Magazine Cinema
(La loi du marché)
di Stéphane Brizé (Francia, 2015)
con Vincent Lindon, Karine de Mirbeck, Matthieu Schaller, Yves Ory
durata: 92 minuti
★★★★☆
Thierry Taugordeau (un monumentale Vincent Lindon, premiato a Cannes) ha 51 anni, non lavora da un anno e mezzo e cerca ad ogni costo un impiego per tirare avanti. Un impiego qualsiasi, anche umile, anche sottopagato, pur di reinserirsi in qualche modo nel mondo del lavoro. Lo fa, ovviamente, per garantire un futuro alla propria famiglia (composta dalla moglie e dal figlio disabile) ma soprattutto per mantenere la propria dignità in un contesto sociale teso a sovvertire i diritti più elementari del lavoratore.
Perchè questa è la legge del mercato al tempo della crisi economica: i diritti sono diventati privilegi, e l'umiliazione è cammuffata sotto forma di corsi di formazione alienanti e inutili, colloqui via Skype gelidi e impersonali, prove selettive di gruppo dove il tuo comportamento è messo alla berlina non solo dai selezionatori ma anche dagli stessi concorrenti, in un "mors tua vita mea" che non guarda in faccia a nessuno.
Umiliazione e dignità, due termini purtroppo ricorrenti nella società del jobs act e del lavoro flessibile, che rischiano di condizionare pesantemente anche il carattere e la tenuta dei nervi delle proprie "vittime"... esemplare, quasi insostenibile in tal senso la sequenza in cui Thierry cerca di vendere la propria roulotte ad un acquirente viscido e senza scrupoli, trovando la forza di rifiutare un'offerta ridicola da parte di chi ha intuito il suo disperato bisogno di soldi. Storie di ordinaria immoralità, ben riprodotte da una pellicola che non fa affatto rimpiangere il cinema "lacrime e sangue" dei Dardenne, il riferimento più ovvio per prodotti di questo tipo.
La legge del mercato è un film trattenuto e dolente, eppure rigorosissimo e spietato nel mostrare la discesa agli inferi di chi ha la disgrazia di perdere il lavoro in tempo di crisi. Anche se l'argomento non è certo originalissimo, il film di Stéphane Brizé stupisce per la lucidità con cui analizza la progressiva degenerazione della dignità personale dell'individuo: dagli imbarazzanti colloqui con l'impiegata di banca, alle giornate lunghissime e senza costrutto, ai combattuti confronti con gli ex-colleghi e sindacalisti, divisi tra chi vuole continuare la lotta e chi invece vuole solo solo voltare pagina, per stanchezza e voglia di ripartire da zero, senza per questo sentirsi un vigliacco.

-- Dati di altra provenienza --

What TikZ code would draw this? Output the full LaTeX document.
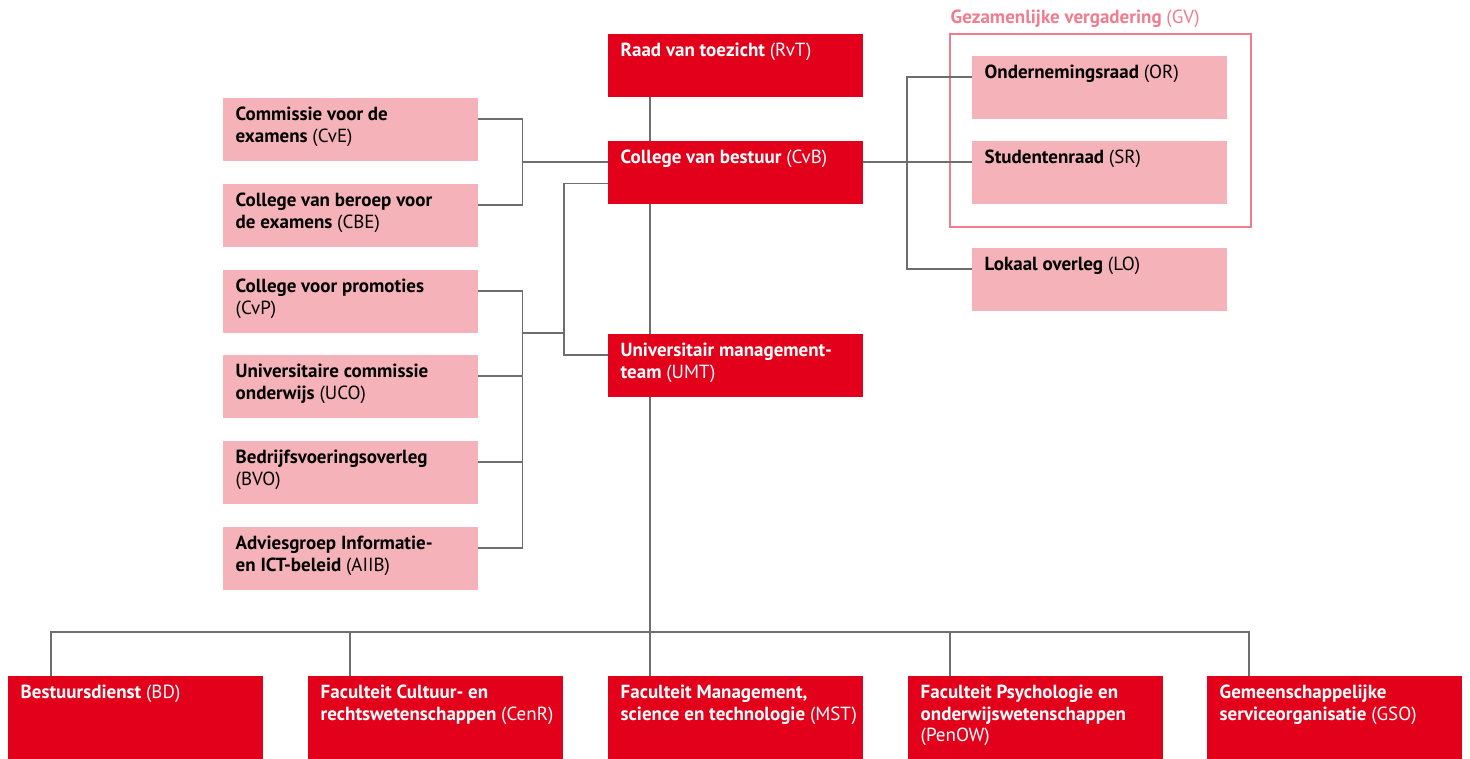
\documentclass[tikz,border=0pt]{standalone}
\usepackage{fontspec}
\setmainfont{PT Sans}
\usetikzlibrary{calc}
\definecolor{uvtred}{HTML}{E2001A}
\definecolor{uvtpink}{HTML}{F5B3B9}
\definecolor{gvpink}{HTML}{F07D8D}
\definecolor{lineg}{HTML}{6E6E6E}
\newcommand\abv[1]{{\mdseries #1}}
\newcommand\fst{\rule{0pt}{16pt}}
\begin{document}
\begin{tikzpicture}[x=1pt,y=-1pt,
  redbox/.style={fill=uvtred, draw=none, minimum width=255pt, minimum height=63pt, inner sep=0pt, anchor=north west},
  pinkbox/.style={redbox, fill=uvtpink},
  botbox/.style={redbox, minimum height=84pt},
  txt/.style={anchor=north west, inner sep=0pt, align=left, font=\fontsize{19}{21.5}\selectfont\bfseries},
  wtxt/.style={txt, text=white},
  btxt/.style={txt, text=black},
  conn/.style={draw=lineg, line width=1.4pt}]
\useasboundingbox (0,0) rectangle (1470,759);
\fill[white] (0,0) rectangle (1470,759);

% central column
\node[redbox] (rvt) at (608,34) {};
\node[redbox] (cvb) at (608,141) {};
\node[redbox] (umt) at (608,334) {};

% left committees
\node[pinkbox] (cve) at (223,98) {};
\node[pinkbox] (cbe) at (223,184) {};
\node[pinkbox] (cvp) at (223,270) {};
\node[pinkbox] (uco) at (223,355) {};
\node[pinkbox] (bvo) at (223,441) {};
\node[pinkbox] (aiib) at (223,527) {};

% right
\node[draw=gvpink, line width=2pt, minimum width=301pt, minimum height=193pt, inner sep=0pt, anchor=north west] (gv) at (949,33) {};
\node[pinkbox] (ornode) at (972,56) {};
\node[pinkbox] (sr) at (972,141) {};
\node[pinkbox] (lo) at (972,248) {};

% bottom row
\node[botbox] (bd) at (8,676) {};
\node[botbox] (cenr) at (308,676) {};
\node[botbox] (mst) at (608,676) {};
\node[botbox] (penow) at (908,676) {};
\node[botbox] (gso) at (1207,676) {};

% texts
\node[wtxt] (trvt) at ($(rvt.north west)+(12.5,6.5)$) {\fst Raad van toezicht \abv{(RvT)}};
\node[wtxt] (tcvb) at ($(cvb.north west)+(12.5,6.5)$) {\fst College van bestuur \abv{(CvB)}};
\node[wtxt] (tumt) at ($(umt.north west)+(12.5,6.5)$) {\fst Universitair management-\\team \abv{(UMT)}};
\node[btxt] (tcve) at ($(cve.north west)+(12.5,6.5)$) {\fst Commissie voor de\\examens \abv{(CvE)}};
\node[btxt] (tcbe) at ($(cbe.north west)+(12.5,6.5)$) {\fst College van beroep voor\\de examens \abv{(CBE)}};
\node[btxt] (tcvp) at ($(cvp.north west)+(12.5,6.5)$) {\fst College voor promoties\\\abv{(CvP)}};
\node[btxt] (tuco) at ($(uco.north west)+(12.5,6.5)$) {\fst Universitaire commissie\\onderwijs \abv{(UCO)}};
\node[btxt] (tbvo) at ($(bvo.north west)+(12.5,6.5)$) {\fst Bedrijfsvoeringsoverleg\\\abv{(BVO)}};
\node[btxt] (taiib) at ($(aiib.north west)+(12.5,6.5)$) {\fst Adviesgroep Informatie-\\en ICT-beleid \abv{(AIIB)}};
\node[btxt] (tor) at ($(ornode.north west)+(12.5,6.5)$) {\fst Ondernemingsraad \abv{(OR)}};
\node[btxt] (tsr) at ($(sr.north west)+(12.5,6.5)$) {\fst Studentenraad \abv{(SR)}};
\node[btxt] (tlo) at ($(lo.north west)+(12.5,6.5)$) {\fst Lokaal overleg \abv{(LO)}};
\node[wtxt] (tbd) at ($(bd.north west)+(12.5,6.5)$) {\fst Bestuursdienst \abv{(BD)}};
\node[wtxt] (tcenr) at ($(cenr.north west)+(12.5,6.5)$) {\fst Faculteit Cultuur- en\\rechtswetenschappen \abv{(CenR)}};
\node[wtxt] (tmst) at ($(mst.north west)+(12.5,6.5)$) {\fst Faculteit Management,\\science en technologie \abv{(MST)}};
\node[wtxt] (tpenow) at ($(penow.north west)+(12.5,6.5)$) {\fst Faculteit Psychologie en\\onderwijswetenschappen\\\abv{(PenOW)}};
\node[wtxt] (tgso) at ($(gso.north west)+(12.5,6.5)$) {\fst Gemeenschappelijke\\serviceorganisatie \abv{(GSO)}};
\node[txt, text=gvpink, anchor=base west] (gvl) at (950.5,24) {Gezamenlijke vergadering \abv{(GV)}};

% connectors: central spine
\draw[conn] ($(rvt.south west)+(42,0)$) -- ($(cvb.north west)+(42,0)$);
\draw[conn] ($(cvb.south west)+(42,0)$) -- ($(umt.north west)+(42,0)$);
\draw[conn] ($(umt.south west)+(42,0)$) -- ($(mst.north west)+(42,0)$);
\coordinate (bus) at ($(mst.north west)+(42,-44)$);
\draw[conn] ($(bd.north west)+(43,0)$) |- (bus) -| ($(gso.north west)+(42,0)$);
\draw[conn] ($(cenr.north west)+(42,0)$) -- ++(0,-44);
\draw[conn] ($(penow.north west)+(42,0)$) -- ++(0,-44);

% left brackets
\draw[conn] ($(cve.north east)+(0,21)$) -- ++(44,0) |- ($(cbe.north east)+(0,21)$);
\draw[conn] ($(cvb.north west)+(0,21)$) -- ++(-86,0);
\draw[conn] ($(cvp.north east)+(0,21)$) -- ++(44,0) |- ($(aiib.north east)+(0,21)$);
\draw[conn] ($(uco.north east)+(0,21)$) -- ++(44,0);
\draw[conn] ($(bvo.north east)+(0,21)$) -- ++(44,0);
\draw[conn] ($(cvb.north west)+(0,42.7)$) -- ++(-44,0) |- ($(umt.north west)+(0,21)$);
\draw[conn] ($(cvp.north east)+(44,63)$) -- ++(42,0);

% right side
\draw[conn] ($(cvb.north east)+(0,21)$) -- ($(sr.north west)+(0,21)$);
\draw[conn] ($(ornode.north west)+(0,21)$) -- ++(-65,0) |- ($(lo.north west)+(0,21)$);
\end{tikzpicture}
\end{document}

Ma è nell'ultima parte che il film decolla, raggiungendo vette di assoluta drammaticità e proponendoci lo spunto per una seria analisi politico-sociale: Thierry trova finalmente un lavoro come addetto alla vigilanza in un supermercato, senza neppure immaginare l'enorme conflitto interiore che sarà costretto a sopportare. Le telecamere di sorveglianza vanno infatti a "stanare" senza pietà coloro che commettono furtarelli e negligenze spesso per mera disperazione, tra i quali ci sono i dipendenti stessi dell'azienda: e anche la minima infrazione (un buono sconto non battuto alla cassa e tenuto per sè) è causa di licenziamento. Ergo: la videosorveglianza non serve tanto a "punire" i clienti quanto i dipendenti stessi, i cui licenziamenti assicurano un notevole risparmio economico per il datore di lavoro... dove non si riesce a smaltire gli esuberi con gli accordi sindacali, ci si arriva per altre strade. E' una disperata guerra tra poveri, l'orrore del consumismo 2.0.